If Western chic is your passion, then you will definitely have at least one Monisha Jaising outfit in your cupboard. But if you prefer ethnic wear then you probably haven't even heard of her -- even though she has been in the business for nearly a decade. But that does not take away Monisha's elevated position among the ranks of western wear designers. Within the trade, she is considered to be one of the most successful Mumbai designers. And top stores all over the country carry her line. Take a look at her resume: Ensemble in Mumbai, Ffolio in Bangalore, and Ogaan in Delhi.But when she first returned to India, nine years ago, after topping her London fashion college -- she didn't think she would make it. Desi design dominated the fashion world and Rohit Khosla was the only other designer dabbling in western wear. "There was no concept of designer western wear in India. Only Bandra girls wore frocks to church. There were other women who did wear trousers and skirts but they used to pick up their westernwear abroad. I thought there would be no market," says Monisha.
More than a little apprehensive, she decided to bite the bullet -- and started small. She designed, cut and sewed, a collection of 15 outfits which she distributed among her friends. And that's how Monisha's work reached Tarun Tahiliani. He had just started Ensemble and was on the lookout for fresh talent. "I took the clothes back from my friends and put them in the store. They sold out almost as soon as they arrived in the store. Perhaps I was lucky -- it was the month of December and people tend to need more clothes at this time," says Monisha. Nine years later, she is still retailing at Ensemble, the only thing that has changed is that people now buy her clothes around the year.
But even a top designer cannot survive on sales from stores. "I make my bread and butter through export. A shop may ask for 15 items, an export order is for 300 items," she says. Which is why, when Monisha was still a student in London, she started sending feelersto garment companies. On her return to India she set up a full-fledged export business. But instead of being just a supplier, Monisha's value-addition comes by the way of her designer touch. "They send me the fabrics and I have to design according to what is going on internationally," she says. This month, all Monisha is seeing is red. That is blood red, charcoal grey and aubergine -- the hot shades dominating the catwalks of London and Paris.

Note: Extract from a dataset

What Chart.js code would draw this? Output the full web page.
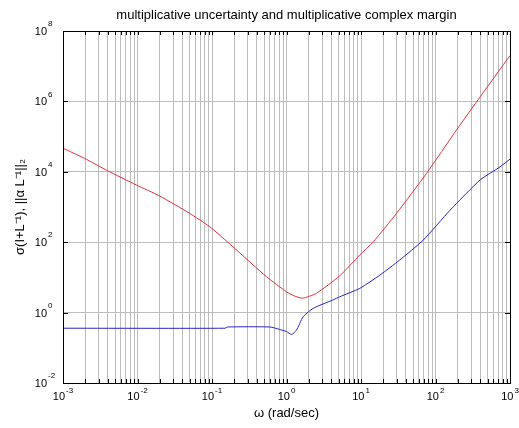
<!DOCTYPE html>
<html>
<head>
<meta charset="utf-8">
<script src="https://cdn.jsdelivr.net/npm/chart.js@4.4.0/dist/chart.umd.min.js"></script>
<style>
  html, body { margin: 0; padding: 0; background: #fff; }
</style>
</head>
<body>
<canvas id="c" width="519" height="428"></canvas>
<script>
// curves (omega in rad/sec, magnitude)
const redOmega = [0.001, 0.00195, 0.00398, 0.00964, 0.02, 0.05, 0.0933, 0.191, 0.538, 1, 1.26, 1.64, 2.53, 5.2, 9.66, 14.6, 30, 76, 193, 398, 1000];
const redMag   = [4.68e4, 2.4e4, 1.07e4, 4.22e3, 2.04e3, 661, 275, 74, 10.5, 3.89, 3.0, 2.57, 3.55, 11.2, 43.6, 102, 661, 9.1e3, 1.58e5, 1.35e6, 2.0e7];

const blueOmega = [0.001, 0.15, 0.16, 0.6, 0.8, 1.0, 1.17, 1.36, 1.67, 2.28, 4.2, 5.2, 9.66, 18, 33, 68.5, 157, 398, 735, 1000];
const blueMag   = [0.36, 0.36, 0.39, 0.39, 0.335, 0.29, 0.24, 0.316, 0.76, 1.32, 2.29, 2.82, 4.9, 11.7, 31, 115, 813, 5890, 1.38e4, 2.3e4];

// axis decades
const xDecades = [-3, -2, -1, 0, 1, 2, 3];
const yDecades = [-2, 0, 2, 4, 6, 8];

const TITLE = 'multiplicative uncertainty and multiplicative complex margin';
const FONT = '"Liberation Sans", Arial, Helvetica, sans-serif';

const xTicks = [];
for (const d of xDecades.slice(0, -1)) {
  for (let m = 1; m <= 9; m++) xTicks.push(m * Math.pow(10, d));
}
xTicks.push(Math.pow(10, xDecades[xDecades.length - 1]));
const yTicks = yDecades.map(d => Math.pow(10, d));

function drawPower(ctx, exp, x0, yMid, mode, raise) {
  const base = '10';
  const sup = String(exp);
  ctx.font = '11px ' + FONT;
  const wb = ctx.measureText(base).width;
  ctx.font = '8px ' + FONT;
  const ws = ctx.measureText(sup).width;
  const left = mode === 'center' ? x0 - (wb + ws + 1) / 2 : x0 - wb;
  ctx.textBaseline = 'middle';
  ctx.textAlign = 'left';
  ctx.font = '11px ' + FONT;
  ctx.fillText(base, left, yMid);
  ctx.font = '8px ' + FONT;
  ctx.fillText(sup, left + wb + 1, yMid - raise);
}

// title, box, inward ticks and 10^n tick labels
const frame = {
  id: 'frame',
  afterDraw(chart) {
    const { ctx, chartArea: a, scales: { x, y } } = chart;
    ctx.save();
    ctx.strokeStyle = '#000';
    ctx.lineWidth = 1;
    ctx.beginPath();
    for (const v of xTicks) {
      const px = Math.round(x.getPixelForValue(v)) + 0.5;
      ctx.moveTo(px, a.bottom); ctx.lineTo(px, a.bottom - 4);
      ctx.moveTo(px, a.top); ctx.lineTo(px, a.top + 4);
    }
    for (const v of yTicks) {
      const py = Math.round(y.getPixelForValue(v)) + 0.5;
      ctx.moveTo(a.left, py); ctx.lineTo(a.left + 5, py);
      ctx.moveTo(a.right, py); ctx.lineTo(a.right - 5, py);
    }
    ctx.stroke();
    ctx.strokeRect(Math.round(a.left) + 0.5, Math.round(a.top) + 0.5,
                   Math.round(a.right - a.left), Math.round(a.bottom - a.top));

    ctx.fillStyle = '#000';
    ctx.font = '13px ' + FONT;
    ctx.textAlign = 'center';
    ctx.textBaseline = 'middle';
    ctx.fillText(TITLE, (a.left + a.right) / 2, 15);

    for (const d of xDecades) {
      drawPower(ctx, d, x.getPixelForValue(Math.pow(10, d)), a.bottom + 14, 'center', 6);
    }
    for (const d of yDecades) {
      drawPower(ctx, d, a.left - 16, y.getPixelForValue(Math.pow(10, d)) + 1, 'right', 8);
    }
    ctx.restore();
  },
};

const pts = (xs, ys) => xs.map((w, i) => ({ x: w, y: ys[i] }));

new Chart(document.getElementById('c'), {
  type: 'line',
  data: {
    datasets: [
      { data: pts(redOmega, redMag), borderColor: '#e0303c', borderWidth: 1, pointRadius: 0, tension: 0.2 },
      { data: pts(blueOmega, blueMag), borderColor: '#2424c8', borderWidth: 1, pointRadius: 0, tension: 0.2 },
    ],
  },
  options: {
    responsive: false,
    animation: false,
    layout: { padding: { left: 0, right: 9, top: 31, bottom: 0 } },
    plugins: {
      legend: { display: false },
      tooltip: { enabled: false },
      title: { display: false },
    },
    scales: {
      x: {
        type: 'logarithmic',
        min: 1e-3,
        max: 1e3,
        afterBuildTicks: (s) => { s.ticks = xTicks.map(v => ({ value: v })); },
        afterFit: (s) => { s.height = 45; },
        ticks: { display: false },
        grid: { color: '#bdbdbd', drawTicks: false },
        border: { display: false },
        title: {
          display: true,
          text: 'ω (rad/sec)',
          color: '#000',
          font: { family: FONT, size: 13 },
          padding: { top: 0, bottom: 6.7 },
        },
      },
      y: {
        type: 'logarithmic',
        min: 1e-2,
        max: 1e8,
        afterBuildTicks: (s) => { s.ticks = yTicks.map(v => ({ value: v })); },
        afterFit: (s) => { s.width = 63; },
        ticks: { display: false },
        grid: { color: '#bdbdbd', drawTicks: false },
        border: { display: false },
        title: {
          display: true,
          text: 'σ(I+L⁻¹), ||α L⁻¹||₂',
          color: '#000',
          font: { family: FONT, size: 13 },
          padding: { top: 12.2, bottom: 0 },
        },
      },
    },
  },
  plugins: [frame],
});
</script>
</body>
</html>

The other advantage is that she gets to use the fabric they send her. That way, Monisha can use the latest materials for the local market as well. Her collections tend to have a lot of knits and lycra as she believes these are the fabrics of the '90s. "Cotton knits with fabric in them are so easy to wash and wear. The lycra means that the garments always stays in shape, even straight after washing," says Monisha. And the shape is what she concentrates on. Till today, she does all the paper-cutting herself. "It is all about finish and when you are sending clothesabroad, you need very high quality control," says the designer.
And Monisha is glad that she is no longer the only designer who concentrates on western wear. "When there is competition you tend to work harder," she says. But she still doesn't think that a designer can only design western wear. "There is not a big enough market for that. You have to either get into export or design Indian clothes too," she says. That has its own downside. Bored housewives with a few tailors are flooding the ethnic wear market with what they call "designer" salwars. And people are lapping it up. To set herself apart, Monisha identifies herself as, "A garment manufacturer and not a fashion designer".